■ Given task: Retype the data exactly, from its first line to the line containing "const jTicks = [0, 0.2, 0.4, 0.6, 0.8, 1];", including both, and skip any picture.
== == ==
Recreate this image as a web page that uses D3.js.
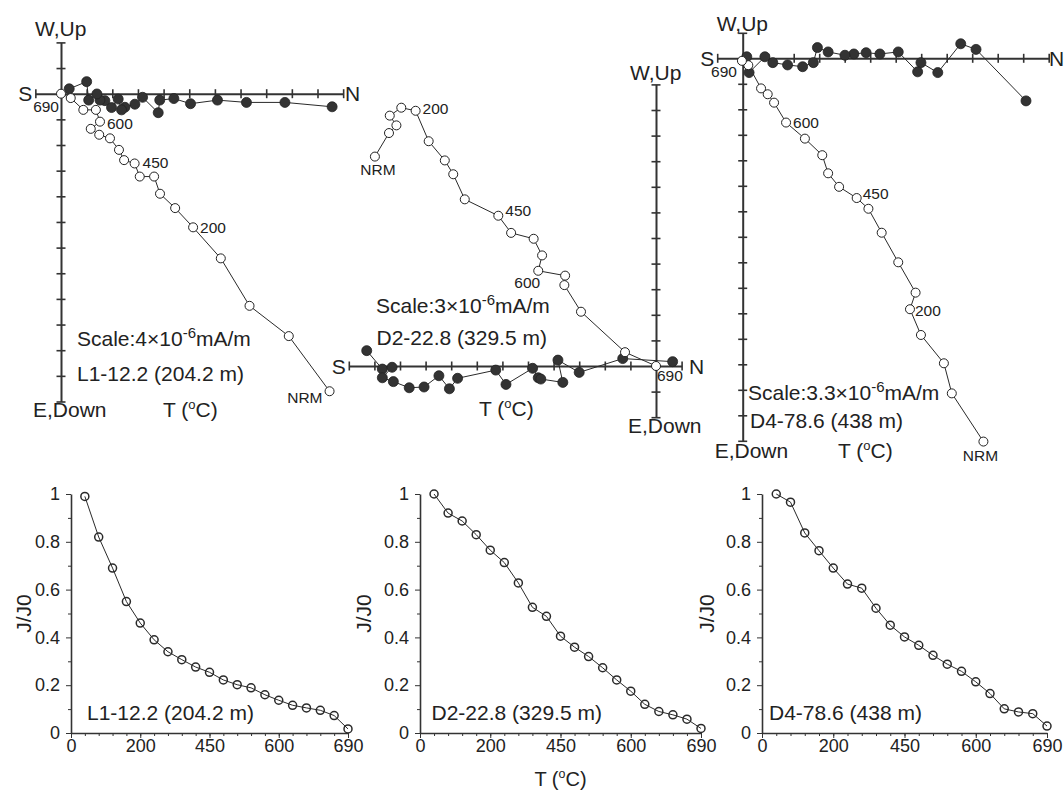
<!DOCTYPE html>
<html>
<head>
<meta charset="utf-8">
<script src="https://cdn.jsdelivr.net/npm/d3@7"></script>
<style>
  body { margin: 0; background: #fff; }
  svg { font-family: "Liberation Sans", Arial, sans-serif; fill: #222; }
  .domain { stroke: #333; }
  .tick line { stroke: #333; }
</style>
</head>
<body>
<script>
/* global d3 */
const width = 1064;
const height = 793;

// ---- demagnetization curves (J/J0), one value per heating step ----
const jL1 = [0.99, 0.82, 0.69, 0.55, 0.46, 0.39, 0.34, 0.307, 0.276, 0.254,
  0.222, 0.202, 0.189, 0.16, 0.137, 0.116, 0.105, 0.095, 0.073, 0.017];
const jD2 = [1.0, 0.92, 0.887, 0.83, 0.765, 0.713, 0.628, 0.526, 0.488, 0.405,
  0.359, 0.32, 0.273, 0.222, 0.175, 0.12, 0.09, 0.076, 0.058, 0.019];
const jD4 = [1.0, 0.966, 0.837, 0.763, 0.69, 0.623, 0.606, 0.522, 0.451, 0.402,
  0.367, 0.325, 0.288, 0.258, 0.214, 0.165, 0.101, 0.088, 0.081, 0.029];
const tempTickLabels = ['0', '200', '450', '600', '690'];
const tempTickSteps = [0, 5, 10, 15, 20];
const jTicks = [0, 0.2, 0.4, 0.6, 0.8, 1];

// ---- Zijderveld projections, NRM first, in scale units [N, W/Up] ----
const l1Hor = [[10.57,-0.51],[8.73,-0.34],[7.23,-0.34],[6.1,-0.25],[5.05,-0.39],[4.4,-0.19],[3.85,-0.25],[3.79,-0.74],[3.18,-0.14],[2.88,-0.41],
  [2.49,-0.53],[2.36,-0.63],[2.23,-0.21],[1.97,-0.54],[1.71,-0.27],[1.52,-0.25],[1.4,-0.01],[1.08,-0.25],[1.0,0.47],[0.32,0.19]];
const l1Ver = [[10.47,-11.6],[8.88,-9.45],[7.35,-8.27],[6.23,-6.42],[5.15,-5.21],[4.45,-4.46],[3.86,-3.9],[3.63,-3.23],[3.07,-3.23],[2.87,-2.72],
  [2.46,-2.59],[2.26,-2.19],[1.91,-1.74],[1.49,-1.6],[1.16,-1.37],[1.52,-1.09],[1.36,-0.63],[0.87,-0.63],[0.38,-0.17],[0,0]];
const d2Hor = [[-11.3,0.6],[-10.69,-0.12],[-10.31,-0.05],[-10.69,-0.46],[-10.26,-0.61],[-9.64,-0.85],[-9.06,-0.82],[-8.48,-0.38],[-8.07,-0.89],[-7.75,-0.48],
  [-6.26,-0.16],[-5.86,-0.72],[-4.82,-0.09],[-4.6,-0.46],[-4.5,-0.51],[-3.64,-0.64],[-3.83,0.23],[-3.0,-0.25],[-1.3,0.29],[0.65,0.17]];
const d2Ver = [[-10.98,8.18],[-10.43,9.1],[-10.14,9.4],[-10.4,9.78],[-9.95,10.09],[-9.39,9.97],[-8.88,8.78],[-8.25,8.03],[-7.92,7.49],[-7.47,6.51],
  [-6.16,5.87],[-5.66,5.2],[-4.78,4.97],[-4.45,4.32],[-4.6,3.72],[-3.55,3.53],[-3.58,3.16],[-2.93,2.12],[-1.21,0.54],[0,0]];
const d4Hor = [[11.11,-1.67],[9.15,0.35],[8.55,0.57],[7.65,-0.56],[6.99,-0.17],[6.86,-0.53],[6.1,0.25],[5.38,0.17],[4.84,0.22],[4.36,0.17],
  [4.01,0.12],[3.35,0.25],[2.93,0.42],[2.77,-0.17],[2.35,-0.33],[1.76,-0.26],[1.18,-0.17],[0.87,0.06],[0.25,-0.56],[0.16,0.06]];
const d4Ver = [[9.44,-15.03],[8.2,-13.14],[7.89,-11.96],[6.99,-10.85],[6.56,-9.84],[6.78,-9.19],[6.1,-8.0],[5.45,-6.84],[4.93,-5.9],[4.47,-5.48],
  [3.78,-5.04],[3.35,-4.51],[3.12,-3.8],[2.44,-3.15],[1.7,-2.52],[1.23,-1.74],[0.98,-1.41],[0.72,-1.18],[0.22,-0.27],[-0.03,-0.1]];

const stepNames = ['NRM', '200', '450', '600', '690'];
const samples = ['L1-12.2 (204.2 m)', 'D2-22.8 (329.5 m)', 'D4-78.6 (438 m)'];
const scaleValues = ['4', '3', '3.3'];

const svg = d3.select('body').append('svg')
  .attr('width', width)
  .attr('height', height);

function label(g, x, y, s, size, anchor) {
  return g.append('text')
    .attr('x', x).attr('y', y)
    .attr('font-size', size)
    .attr('text-anchor', anchor || 'start')
    .text(s);
}

// "T (oC)" with raised o
function tempLabel(g, x, y, size, anchor) {
  const t = g.append('text').attr('x', x).attr('y', y)
    .attr('font-size', size).attr('text-anchor', anchor || 'start');
  t.append('tspan').text('T (');
  t.append('tspan').attr('font-size', size * 0.62).attr('dy', -size * 0.38).text('o');
  t.append('tspan').attr('dy', size * 0.38).text('C)');
  return t;
}

function scaleLabel(g, x, y, v) {
  const t = g.append('text').attr('x', x).attr('y', y).attr('font-size', 21);
  t.append('tspan').text('Scale:' + v + '\u00d710');
  t.append('tspan').attr('font-size', 15).attr('dy', -8).text('-6');
  t.append('tspan').attr('dy', 8).text('mA/m');
}

// ---------- Zijderveld diagrams ----------
function zij(cfg) {
  const g = svg.append('g');
  const x = d3.scaleLinear().domain(cfg.xDom)
    .range([cfg.ox + cfg.xDom[0] * cfg.unit, cfg.ox + cfg.xDom[1] * cfg.unit]);
  const y = d3.scaleLinear().domain(cfg.yDom)
    .range([cfg.oy - cfg.yDom[0] * cfg.unit, cfg.oy - cfg.yDom[1] * cfg.unit]);

  const xAxis = d3.axisBottom(x)
    .tickValues(d3.range(cfg.xDom[0], cfg.xDom[1] + 1))
    .tickSize(9).tickSizeOuter(0).tickFormat('');
  g.append('g').attr('transform', `translate(0,${y(0)})`).call(xAxis)
    .call(a => a.select('.domain').attr('stroke-width', 2))
    .call(a => a.selectAll('.tick line').attr('y1', -4.5).attr('y2', 4.5).attr('stroke-width', 1.6));

  const yAxis = d3.axisLeft(y)
    .tickValues(d3.range(cfg.yDom[0], cfg.yDom[1] + 1))
    .tickSize(9).tickSizeOuter(0).tickFormat('');
  g.append('g').attr('transform', `translate(${x(0)},0)`).call(yAxis)
    .call(a => a.select('.domain').attr('stroke-width', 2))
    .call(a => a.selectAll('.tick line').attr('x1', -4.5).attr('x2', 4.5).attr('stroke-width', 1.6));

  const line = d3.line().x(d => x(d[0])).y(d => y(d[1]));
  g.append('path').datum(cfg.hor).attr('d', line)
    .attr('fill', 'none').attr('stroke', '#2a2a2a').attr('stroke-width', 1);
  g.append('path').datum(cfg.ver).attr('d', line)
    .attr('fill', 'none').attr('stroke', '#2a2a2a').attr('stroke-width', 1);

  g.selectAll('circle.h').data(cfg.hor).join('circle')
    .attr('class', 'h')
    .attr('cx', d => x(d[0])).attr('cy', d => y(d[1])).attr('r', 5)
    .attr('fill', '#333').attr('stroke', '#222').attr('stroke-width', 0.8);
  g.selectAll('circle.v').data(cfg.ver).join('circle')
    .attr('class', 'v')
    .attr('cx', d => x(d[0])).attr('cy', d => y(d[1])).attr('r', 4.5)
    .attr('fill', '#fff').attr('stroke', '#222').attr('stroke-width', 1);

  // heating step labels on the vertical projection
  cfg.marks.forEach((m, i) => {
    const p = cfg.ver[m.i];
    label(g, x(p[0]) + m.dx, y(p[1]) + m.dy, stepNames[i], 15.5, m.anchor);
  });

  const left = x(cfg.xDom[0]), right = x(cfg.xDom[1]);
  label(g, left - 3, cfg.oy + 7.5, 'S', 21, 'end');
  label(g, cfg.nX, cfg.oy + 7.5, 'N', 21);
  label(g, cfg.ox - 26, cfg.upY, 'W,Up', 21);
  label(g, cfg.ox - 28, cfg.downY, 'E,Down', 21);
  tempLabel(g, cfg.tPos[0], cfg.tPos[1], 21);
  scaleLabel(g, cfg.scalePos[0], cfg.scalePos[1], cfg.scale);
  label(g, cfg.namePos[0], cfg.namePos[1], cfg.name, 21);
}

zij({
  ox: 61, oy: 93.7, unit: 25.65, xDom: [-1, 11], yDom: [-12, 2],
  hor: l1Hor, ver: l1Ver,
  marks: [{i: 0, dx: -7, dy: 12, anchor: 'end'}, {i: 4, dx: 7, dy: 6}, {i: 9, dx: 8, dy: 4.5},
    {i: 15, dx: 7, dy: 7}, {i: 19, dx: -2, dy: 18, anchor: 'end'}],
  nX: 345, upY: 36, downY: 417, tPos: [163, 417],
  scalePos: [77, 346], namePos: [77, 380.5], scale: scaleValues[0], name: samples[0]
});

zij({
  ox: 656, oy: 366, unit: 25.6, xDom: [-12, 1], yDom: [-2, 11],
  hor: d2Hor, ver: d2Ver,
  marks: [{i: 0, dx: 3, dy: 18.5, anchor: 'middle'}, {i: 5, dx: 7, dy: 3}, {i: 10, dx: 7, dy: 0},
    {i: 14, dx: 2, dy: 17, anchor: 'end'}, {i: 19, dx: 1, dy: 15}],
  nX: 689, upY: 80, downY: 433, tPos: [479, 416],
  scalePos: [376, 313], namePos: [376.5, 345], scale: scaleValues[1], name: samples[1]
});

zij({
  ox: 742.7, oy: 58.3, unit: 25.5, xDom: [-1, 12], yDom: [-15, 1],
  hor: d4Hor, ver: d4Ver,
  marks: [{i: 0, dx: -3, dy: 19, anchor: 'middle'}, {i: 4, dx: 5, dy: 7}, {i: 9, dx: 6, dy: 1},
    {i: 14, dx: 7, dy: 5.5}, {i: 19, dx: -5, dy: 16.6, anchor: 'end'}],
  nX: 1049, upY: 30.5, downY: 458, tPos: [838, 458],
  scalePos: [748, 400], namePos: [750, 428], scale: scaleValues[2], name: samples[2]
});

// ---------- J/J0 demagnetization curves ----------
function demag(cfg) {
  const g = svg.append('g');
  const x = d3.scaleLinear().domain([0, 20]).range([cfg.x0, cfg.x1]);
  const y = d3.scaleLinear().domain([0, 1]).range([733, 494]);

  g.append('g').attr('transform', 'translate(0,733)')
    .call(d3.axisBottom(x).tickValues(d3.range(0, 21)).tickSize(3).tickSizeOuter(0).tickFormat(''))
    .call(a => a.select('.domain').attr('stroke-width', 1.6));
  g.append('g').attr('transform', 'translate(0,733)')
    .call(d3.axisBottom(x).tickValues(tempTickSteps).tickSize(5).tickPadding(1).tickSizeOuter(0)
      .tickFormat((d, i) => tempTickLabels[i]))
    .call(a => a.select('.domain').remove())
    .call(a => a.selectAll('text').attr('font-size', 18).attr('fill', '#222').attr('font-family', null));

  g.append('g').attr('transform', `translate(${cfg.x0},0)`)
    .call(d3.axisLeft(y).tickValues(d3.range(0.1, 1, 0.2)).tickSize(3).tickSizeOuter(0).tickFormat(''))
    .call(a => a.select('.domain').attr('stroke-width', 1.6));
  g.append('g').attr('transform', `translate(${cfg.x0},0)`)
    .call(d3.axisLeft(y).tickValues(jTicks).tickSize(5).tickPadding(6).tickSizeOuter(0)
      .tickFormat(d => String(d)))
    .call(a => a.select('.domain').remove())
    .call(a => a.selectAll('text').attr('font-size', 18).attr('fill', '#222').attr('font-family', null));

  g.append('text')
    .attr('transform', `translate(${cfg.yLabX},${y(0.5)}) rotate(-90)`)
    .attr('text-anchor', 'middle').attr('dy', '0.35em')
    .attr('font-size', 21).text('J/J0');

  const pts = cfg.data.map((v, i) => [i + 1, v]);
  g.append('path').datum(pts)
    .attr('d', d3.line().x(d => x(d[0])).y(d => y(d[1])))
    .attr('fill', 'none').attr('stroke', '#2a2a2a').attr('stroke-width', 1);
  g.selectAll('circle').data(pts).join('circle')
    .attr('cx', d => x(d[0])).attr('cy', d => y(d[1])).attr('r', 4)
    .attr('fill', 'none').attr('stroke', '#2a2a2a').attr('stroke-width', 1.5);

  label(g, cfg.nameX, 719.5, cfg.name, 21);
}

demag({x0: 71, x1: 348, data: jL1, name: samples[0], nameX: 87, yLabX: 24});
demag({x0: 420, x1: 701, data: jD2, name: samples[1], nameX: 431.5, yLabX: 364});
demag({x0: 762, x1: 1047, data: jD4, name: samples[2], nameX: 769, yLabX: 707});

tempLabel(svg, 560.5, 786, 20, 'middle');
</script>
</body>
</html>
== == ==
■ Complete answer:
Recreate this image as a web page that uses D3.js.
<!DOCTYPE html>
<html>
<head>
<meta charset="utf-8">
<script src="https://cdn.jsdelivr.net/npm/d3@7"></script>
<style>
  body { margin: 0; background: #fff; }
  svg { font-family: "Liberation Sans", Arial, sans-serif; fill: #222; }
  .domain { stroke: #333; }
  .tick line { stroke: #333; }
</style>
</head>
<body>
<script>
/* global d3 */
const width = 1064;
const height = 793;

// ---- demagnetization curves (J/J0), one value per heating step ----
const jL1 = [0.99, 0.82, 0.69, 0.55, 0.46, 0.39, 0.34, 0.307, 0.276, 0.254,
  0.222, 0.202, 0.189, 0.16, 0.137, 0.116, 0.105, 0.095, 0.073, 0.017];
const jD2 = [1.0, 0.92, 0.887, 0.83, 0.765, 0.713, 0.628, 0.526, 0.488, 0.405,
  0.359, 0.32, 0.273, 0.222, 0.175, 0.12, 0.09, 0.076, 0.058, 0.019];
const jD4 = [1.0, 0.966, 0.837, 0.763, 0.69, 0.623, 0.606, 0.522, 0.451, 0.402,
  0.367, 0.325, 0.288, 0.258, 0.214, 0.165, 0.101, 0.088, 0.081, 0.029];
const tempTickLabels = ['0', '200', '450', '600', '690'];
const tempTickSteps = [0, 5, 10, 15, 20];
const jTicks = [0, 0.2, 0.4, 0.6, 0.8, 1];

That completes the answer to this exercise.